Hi,
I am implementing nn.multiheadattention on resnet18 architecture.
My idea is to apply attenetion after every resnet block.
For Example:
after ResBlock1 my output is a tensor of size [64,64,64,64] (B,C,H,W)
I want to apply nn.multiheadattention on this output.
I am confused about multiheadattention part.
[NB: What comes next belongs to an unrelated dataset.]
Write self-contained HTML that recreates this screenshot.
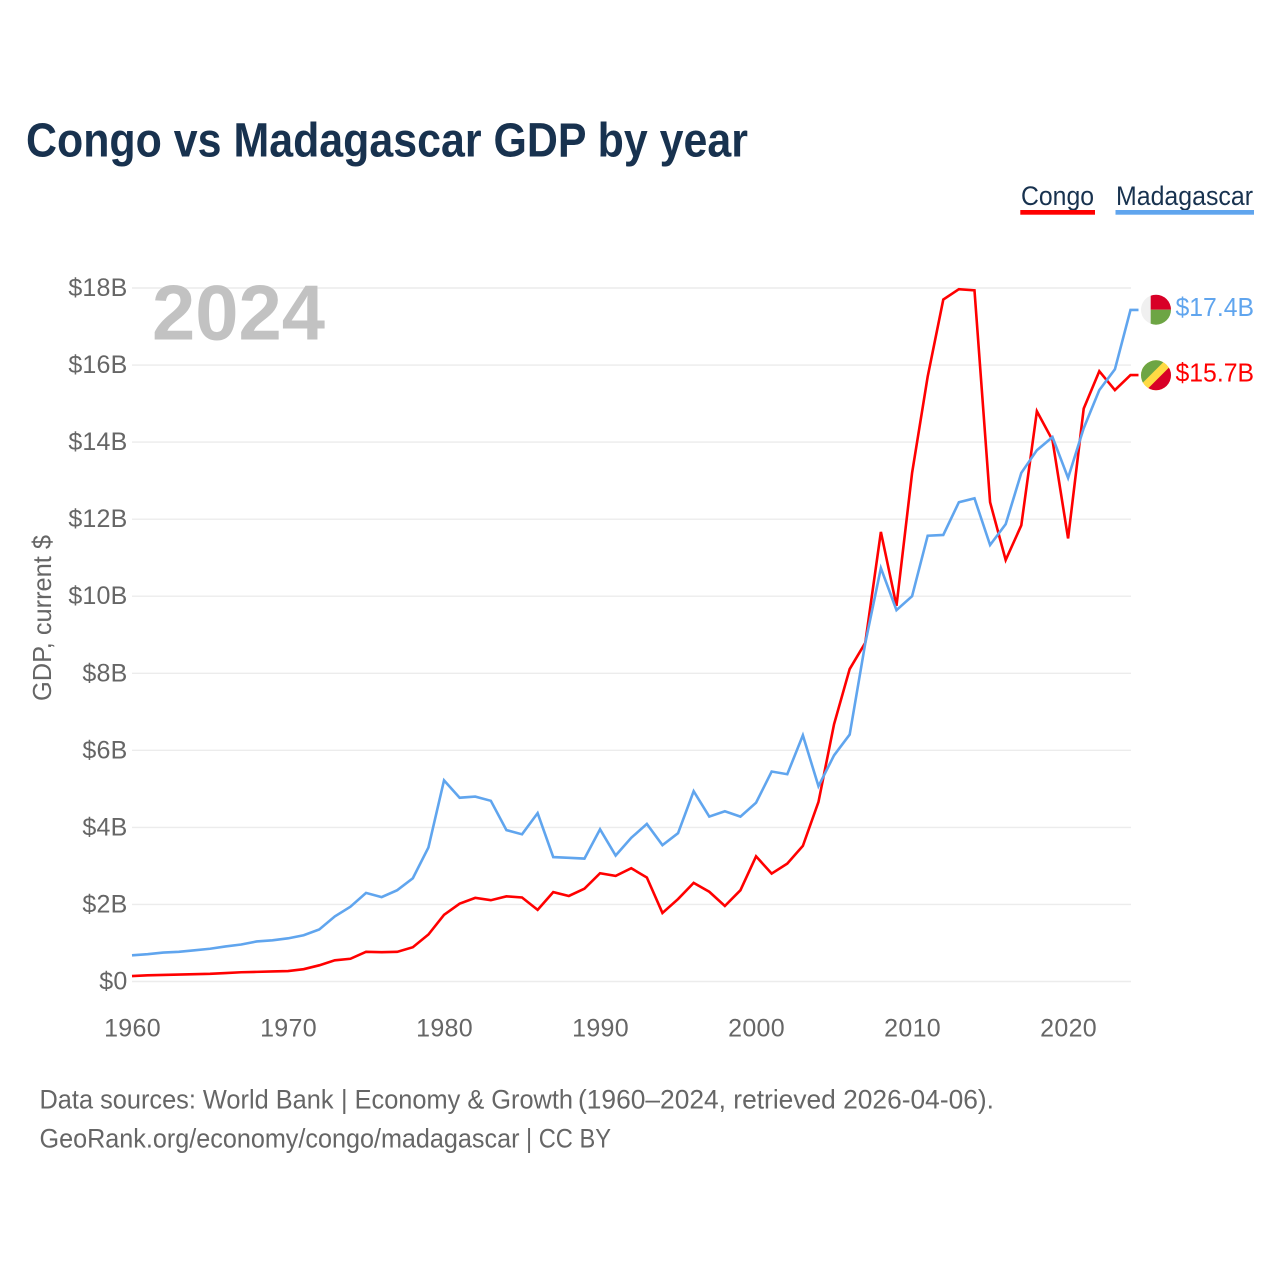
<!DOCTYPE html>
<html lang="en">
<head>
<meta charset="utf-8">
<title>Congo vs Madagascar GDP by year</title>
<style>
html,body{margin:0;padding:0;background:#fff;}
svg{display:block;}
text{font-family:"Liberation Sans",sans-serif;}
</style>
</head>
<body>
<svg id="chart" width="1280" height="1280" viewBox="0 0 1280 1280" xmlns="http://www.w3.org/2000/svg">
  <rect x="0" y="0" width="1280" height="1280" fill="#ffffff"/>
  <text x="26" y="156.5" font-size="48" font-weight="700" fill="#18324f" textLength="722" lengthAdjust="spacingAndGlyphs">Congo vs Madagascar GDP by year</text>

  <g>
    <text x="1021" y="205" font-size="26.5" fill="#18324f" textLength="73" lengthAdjust="spacingAndGlyphs">Congo</text>
    <rect x="1020.3" y="210" width="74.7" height="4.7" fill="#ff0000"/>
  </g>
  <g>
    <text x="1116" y="205" font-size="26.5" fill="#18324f" textLength="137" lengthAdjust="spacingAndGlyphs">Madagascar</text>
    <rect x="1115.5" y="210" width="138.5" height="4.7" fill="#60a5ee"/>
  </g>

  <g id="grid"></g>
  <text x="152" y="339.5" font-size="78" font-weight="700" fill="#c2c2c2" textLength="173" lengthAdjust="spacingAndGlyphs">2024</text>
  <g id="yTicks"></g>
  <g id="xTicks"></g>
  <text transform="translate(51,701) rotate(-90)" x="0" y="0" font-size="26" fill="#666666" textLength="166" lengthAdjust="spacingAndGlyphs">GDP, current $</text>
  <g id="series"></g>

  <defs>
    <clipPath id="clip-mg"><circle cx="1156" cy="309.7" r="15"/></clipPath>
    <clipPath id="clip-cg"><circle cx="1156" cy="375.3" r="15"/></clipPath>
  </defs>
  <g clip-path="url(#clip-mg)">
    <rect x="1141" y="294" width="10" height="32" fill="#f0f0f0"/>
    <rect x="1150.7" y="294" width="21" height="15.7" fill="#d80027"/>
    <rect x="1150.7" y="309.7" width="21" height="16" fill="#6da544"/>
  </g>
  <g clip-path="url(#clip-cg)">
    <rect x="1140" y="359" width="32" height="32" fill="#ffda44"/>
    <polygon points="1140,359 1166.5,359 1140,385.5" fill="#6da544"/>
    <polygon points="1172,391 1145.5,391 1172,364.5" fill="#d80027"/>
  </g>
  <text x="1175.5" y="316" font-size="26" fill="#60a5ee" textLength="78.5" lengthAdjust="spacingAndGlyphs">$17.4B</text>
  <text x="1175.5" y="381.5" font-size="26" fill="#ff0000" textLength="78.5" lengthAdjust="spacingAndGlyphs">$15.7B</text>

  <text y="1108.5" font-size="26.5" fill="#666666"><tspan x="39.5" textLength="294" lengthAdjust="spacingAndGlyphs">Data sources: World Bank</tspan> <tspan x="341" textLength="232" lengthAdjust="spacingAndGlyphs">| Economy &amp; Growth</tspan> <tspan x="578" textLength="416" lengthAdjust="spacingAndGlyphs">(1960–2024, retrieved 2026-04-06).</tspan></text>
  <text y="1147.5" font-size="26.5" fill="#666666"><tspan x="39.5" textLength="480" lengthAdjust="spacingAndGlyphs">GeoRank.org/economy/congo/madagascar</tspan> <tspan x="526" textLength="85" lengthAdjust="spacingAndGlyphs">| CC BY</tspan></text>
</svg>
<script>
const years = [1960,1961,1962,1963,1964,1965,1966,1967,1968,1969,1970,1971,1972,1973,1974,1975,1976,1977,1978,1979,1980,1981,1982,1983,1984,1985,1986,1987,1988,1989,1990,1991,1992,1993,1994,1995,1996,1997,1998,1999,2000,2001,2002,2003,2004,2005,2006,2007,2008,2009,2010,2011,2012,2013,2014,2015,2016,2017,2018,2019,2020,2021,2022,2023,2024];
const congoGdp = [0.14,0.16,0.17,0.18,0.19,0.20,0.22,0.24,0.25,0.26,0.27,0.32,0.42,0.55,0.59,0.77,0.76,0.77,0.89,1.22,1.73,2.02,2.17,2.11,2.21,2.18,1.86,2.32,2.22,2.41,2.81,2.74,2.94,2.70,1.78,2.14,2.56,2.33,1.96,2.37,3.25,2.80,3.06,3.52,4.66,6.68,8.11,8.79,11.67,9.75,13.2,15.7,17.7,17.97,17.94,12.44,10.94,11.84,14.8,14.05,11.5,14.87,15.84,15.35,15.74];
const madagascarGdp = [0.68,0.71,0.75,0.77,0.81,0.85,0.91,0.96,1.04,1.07,1.12,1.20,1.35,1.69,1.94,2.30,2.19,2.37,2.68,3.48,5.22,4.77,4.80,4.69,3.93,3.82,4.37,3.23,3.21,3.19,3.95,3.27,3.73,4.09,3.54,3.85,4.94,4.28,4.42,4.28,4.64,5.45,5.38,6.39,5.07,5.87,6.41,8.78,10.73,9.64,10.0,11.57,11.59,12.44,12.54,11.33,11.87,13.2,13.79,14.13,13.07,14.36,15.35,15.89,17.43];
const yTickValues = [0,2,4,6,8,10,12,14,16,18];
const yTickLabels = ["$0","$2B","$4B","$6B","$8B","$10B","$12B","$14B","$16B","$18B"];
const xTickValues = [1960,1970,1980,1990,2000,2010,2020];

const NS = 'http://www.w3.org/2000/svg';
const xScale = function (year) { return 132 + (year - 1960) * (1130.5 - 132) / 64; };
const yScale = function (v) { return 981.5 - v * (981.5 - 288) / 18; };

const grid = document.getElementById('grid');
const yTicks = document.getElementById('yTicks');
const xTicks = document.getElementById('xTicks');
const seriesGroup = document.getElementById('series');

yTickValues.forEach(function (v, i) {
  const line = document.createElementNS(NS, 'line');
  
  
  line.setAttribute('x1', 132);
  line.setAttribute('x2', 1131);
  line.setAttribute('y1', yScale(v));
  line.setAttribute('y2', yScale(v));
  line.setAttribute('stroke', '#ececec');
  line.setAttribute('stroke-width', 1.4);
  grid.appendChild(line);

  const label = document.createElementNS(NS, 'text');
  
  
  label.setAttribute('x', 127.5);
  label.setAttribute('y', yScale(v) + 8);
  label.setAttribute('text-anchor', 'end');
  label.setAttribute('font-size', 25);
  label.setAttribute('letter-spacing', '0.2');
  label.setAttribute('fill', '#666666');
  label.textContent = yTickLabels[i];
  yTicks.appendChild(label);
});

xTickValues.forEach(function (year) {
  const label = document.createElementNS(NS, 'text');
  
  
  label.setAttribute('x', xScale(year) + 0.5);
  label.setAttribute('y', 1036.5);
  label.setAttribute('text-anchor', 'middle');
  label.setAttribute('font-size', 25);
  label.setAttribute('letter-spacing', '0.3');
  label.setAttribute('fill', '#666666');
  label.textContent = String(year);
  xTicks.appendChild(label);
});

function linePath(values) {
  let d = '';
  values.forEach(function (v, i) {
    d += (i === 0 ? 'M' : 'L') + xScale(years[i]).toFixed(2) + ' ' + yScale(v).toFixed(2);
  });
  return d;
}

const madagascarLine = document.createElementNS(NS, 'path');


madagascarLine.setAttribute('d', linePath(madagascarGdp) + 'h8');
madagascarLine.setAttribute('fill', 'none');
madagascarLine.setAttribute('stroke', '#60a5ee');
madagascarLine.setAttribute('stroke-width', 2.6);
madagascarLine.setAttribute('stroke-linejoin', 'miter');

const congoLine = document.createElementNS(NS, 'path');


congoLine.setAttribute('d', linePath(congoGdp) + 'h8');
congoLine.setAttribute('fill', 'none');
congoLine.setAttribute('stroke', '#ff0000');
congoLine.setAttribute('stroke-width', 2.6);
congoLine.setAttribute('stroke-linejoin', 'miter');

seriesGroup.appendChild(congoLine);
seriesGroup.appendChild(madagascarLine);
</script>
</body>
</html>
Previously I was initializing nn.multiheadattention where embed_dim is equal to HxW of the output of resnet layer.
I was told to initialize embed_dim to be equal to the size of Channel dim of the resnet output.
Which one is the right approach?
one a side note, I get better accuracy when I use HxW as embed_dim in nn.multiheadattention.
Here is my code:
self.mha1 = nn.MultiheadAttention(embed_dim=4096, num_heads=8)
self.mha2 = nn.MultiheadAttention(embed_dim=1024, num_heads=8)
self.mha3 = nn.MultiheadAttention(embed_dim=256, num_heads=8)
self.mha4 = nn.MultiheadAttention(embed_dim=64, num_heads=8)
def forward(self,x):
x = self.conv1(x)
x = self.bn1(x)
x = self.relu(x)
x = self.maxpool(x)
x = self.layer1(x) # [B, 64, 64, 64] [B,C,H,W]
y = x.clone()
y = y.view(-1, 64,64*64)
y, _ = self.mha1(y,y,y)
y = y.view(-1, 64,64,64)
x = x + y
x = self.layer2(x) # [B, 128, 32, 32] [B,C,H,W]
y = x.clone()
y = y.view(-1, 128,32*32)
y, _ = self.mha2(y,y,y)
y = y.view(-1, 128,32,32)
x = x + y
x = self.layer3(x) # [B, 256, 16, 16] [B,C,H,W]
y = x.clone()
y = y.view(-1, 256,16*16)
y, _ = self.mha3(y,y,y)
y = y.view(-1, 256,16,16)
x = x + y
x = self.layer4(x) # [B, 512, 8, 8] [B,C,H,W]
y = x.clone()
y = y.view(-1, 512,8*8)
y, _ = self.mha4(y,y,y)
y = y.view(-1, 512,8,8)
x = x + y
x = self.avgpool(x)
x = torch.flatten(x, 1)
x = self.fc(x)
return x